Despeço-me de Quino com uma sensação de incumprimento que desejaria ver reparada. Em cinquenta e seis anos, desde o aparecimento de Mafalda ao momento da morte do seu criador, o mundo onde Mafalda habita e sobre o qual se interroga, reivindicando «o seu direito a continuar a ser uma criança que não quer assumir a responsabilidade de um universo adulterado pelos pais», como tão bem a definiu Umberto Eco, pouco mudou. Mudei eu. De criança curiosa à descoberta de um mundo imperfeito, a adulta responsável por aquilo que deixo às gerações seguintes. Mas depois de se saber, não se pode não saber, ou seja, não podemos transitar do exercício do papel de Mafalda para o dos seus pais conforme eram. O que conhecemos do mundo viaja connosco, somos também o que conhecemos.
Quino deixou às gerações futuras um modelo de crítica acutilante e, em simultâneo, empática.
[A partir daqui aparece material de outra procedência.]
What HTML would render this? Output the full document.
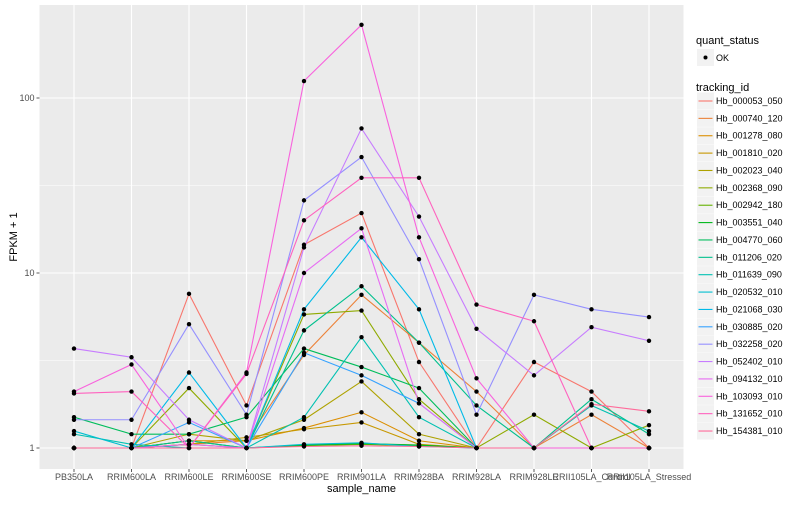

É no quotidiano formal, nesse sítio onde efectivamente se manifesta a nossa existência e o seu impacto na relação com os outros, que a atenção, as perguntas, a reivindicação e a responsabilização acontecem e são necessárias.
Fiel ao modelo de crítica de Quino e responsável também pela sua continuidade, no compromisso entre o ideal e a realidade como qualquer adulto estabelece, perplexa, pergunto como, meio século passado sobre as primeiras dúvidas de Mafalda estamos ainda tão próximo do diálogo de Susaninha com a amiga: «Quando for grande quero ter muita roupa!», diz Susaninha. Mafalda responde: «E eu muita cultura!». Susaninha: «Prendem-te por saíres à rua sem cultura?». Mafalda: «Não». Susaninha termina: «Experimenta sair sem roupa!».
Uma sociedade assente no culto da imagem e cujo sucesso se mede em reconhecimento mediático e seus dividendos, e da qual o epítome é Trump, o monstro que criámos apesar de lhe recusarmos a paternidade, não é um bom legado.
O mundo abisma-nos nas suas circunstâncias como se não fizéssemos parte do nexo de causalidade: revemo-nos em Mafalda, mas não conseguimos encontrar em Manelinho, Ricardo Salgado, nem em Susaninha, Joana Ferrer. No entanto, é Manelinho quem vende «feijões sem complexos», por estarem fora de prazo, ou «marmelada para executivos» quando um frasco de cera líquida lhe cai por cima, e cujos sonhos acordados são um delírio de «mais, mais, mais!». E é Susaninha quem, em cada decisão, mina o poder e o lugar da mulher paulatinamente conquistados.
Resta saber se neste crepúsculo democrático, ao enterrarmos Quino, não estamos também a despedir-nos das nossas mais elevadas aspirações civilizacionais. Se não conseguiremos ser mais do que o «bestaplaneta» dos pesadelos de Mafalda.